Il primo tempo finisce sempre con grandi applausi in un anfiteatro completamente sold out, che ci riporta ancora in un nuovo spazio con Fabrizio Nikki e la sua così dinamica e internazionale preparazione nel far sentire uniti i due Artisti col loro pubblico.

E si riparte con la seconda parte del concerto, ovvero il lato B di “Quiet Of the New Loud”, che convoglia le persone verso una dolcezza sonora che forse nessuno ha mai più provato da anni ascoltando musica acustica e intimistica.
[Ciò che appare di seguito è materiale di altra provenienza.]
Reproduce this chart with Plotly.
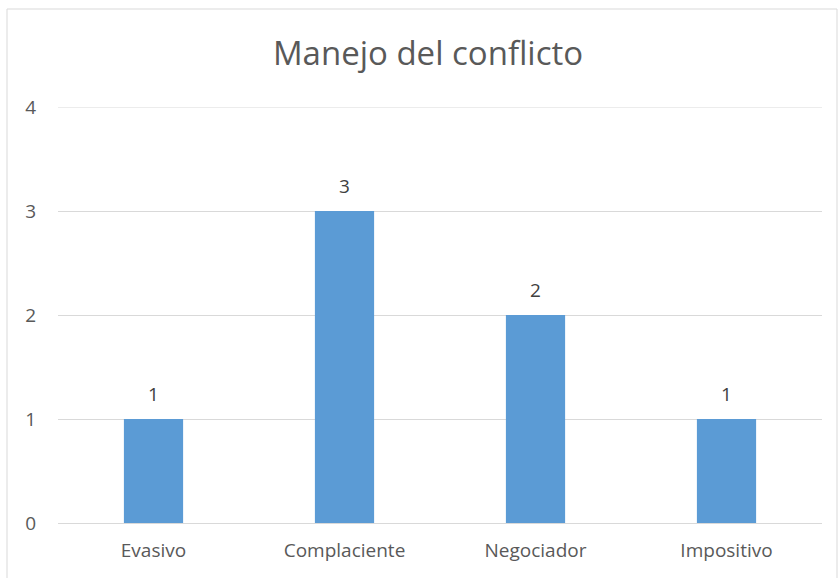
import plotly.graph_objects as go

categories = ["Evasivo", "Complaciente", "Negociador", "Impositivo"]
values = [1, 3, 2, 1]
y_ticks = [0, 1, 2, 3, 4]

W, H = 838, 578
ml, mr, mt, mb = 58, 16, 107, 55
pw, ph = W - ml - mr, H - mt - mb
FONT = "Open Sans, Liberation Sans, sans-serif"

fig = go.Figure(go.Bar(
    x=categories, y=values,
    marker=dict(color="#5b9bd5", line=dict(width=0)),
    hoverinfo="x+y",
))

fig.update_layout(
    width=W, height=H,
    margin=dict(l=ml, r=mr, t=mt, b=mb),
    paper_bgcolor="white", plot_bgcolor="white",
    bargap=0.69,
    showlegend=False,
    title=dict(text="Manejo del conflicto", x=(428 - ml) / pw, xref="paper", xanchor="center",
               y=1 - 53 / H, yanchor="middle",
               font=dict(family=FONT, size=33, color="#595959")),
    font=dict(family=FONT, size=19, color="#595959"),
    xaxis=dict(showgrid=False, showline=False, ticks="", tickfont=dict(size=19, color="#595959"),
               ticklabelstandoff=14),
    yaxis=dict(range=[0, max(y_ticks)], tickvals=y_ticks, showgrid=True, gridcolor="#d9d9d9", gridwidth=1,
               zeroline=True, zerolinecolor="#d9d9d9", zerolinewidth=1, showline=False, ticks="",
               tickfont=dict(size=19, color="#595959"), ticklabelstandoff=21),
    annotations=[dict(x=c, y=v, text=str(v), showarrow=False, yanchor="bottom", yshift=10,
                      font=dict(family=FONT, size=19, color="#404040"))
                 for c, v in zip(categories, values)],
    shapes=[
        dict(type="line", xref="paper", yref="y", x0=0, x1=1, y0=max(y_ticks), y1=max(y_ticks),
             line=dict(color="#d9d9d9", width=1), layer="below"),
        dict(type="rect", xref="paper", yref="paper",
             x0=(7 - ml) / pw, x1=(837 - ml) / pw,
             y0=(H - 620 - mb) / ph, y1=(H - 9 - mb) / ph,
             line=dict(color="#d9d9d9", width=1), fillcolor="rgba(0,0,0,0)", layer="below"),
    ],
)

fig.write_html("out.html", config={"displayModeBar": False},
               post_script="document.body.style.margin='0';document.body.style.overflow='hidden';")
Questi due ragazzi sono un vero gioiello della musica contemporanea e rappresentano una forte riflessione su chi oggi, in Italia, prova ad arrangiare i propri brani con immense librerie di suoni, senza pensare minimamente ai contenuti di testo e melodia, che restano sempre le due cose più importanti su cui lavorare, che solo dopo potrebbero essere “vestiti sonoramente” con garbo e classe, se necessario.

Il pubblico resta e non se ne va, perché alla fine tutti aspettano il loro ritorno sul palco per quello che è stato il loro brano di punta, ovvero “Misread“, intonato con le chitarre con grande partecipazione di un pubblico che conosce a memoria ogni parola di quel pezzo meraviglioso, singolo inserito nel bellissimo disco “Riot on an Empty Street“, che personalmente ho consumato per le rare atmosfere che regala.

Sul finale ancora un bellissimo brano di questo penultimo album per unirsi al pubblico ormai completamente in piedi.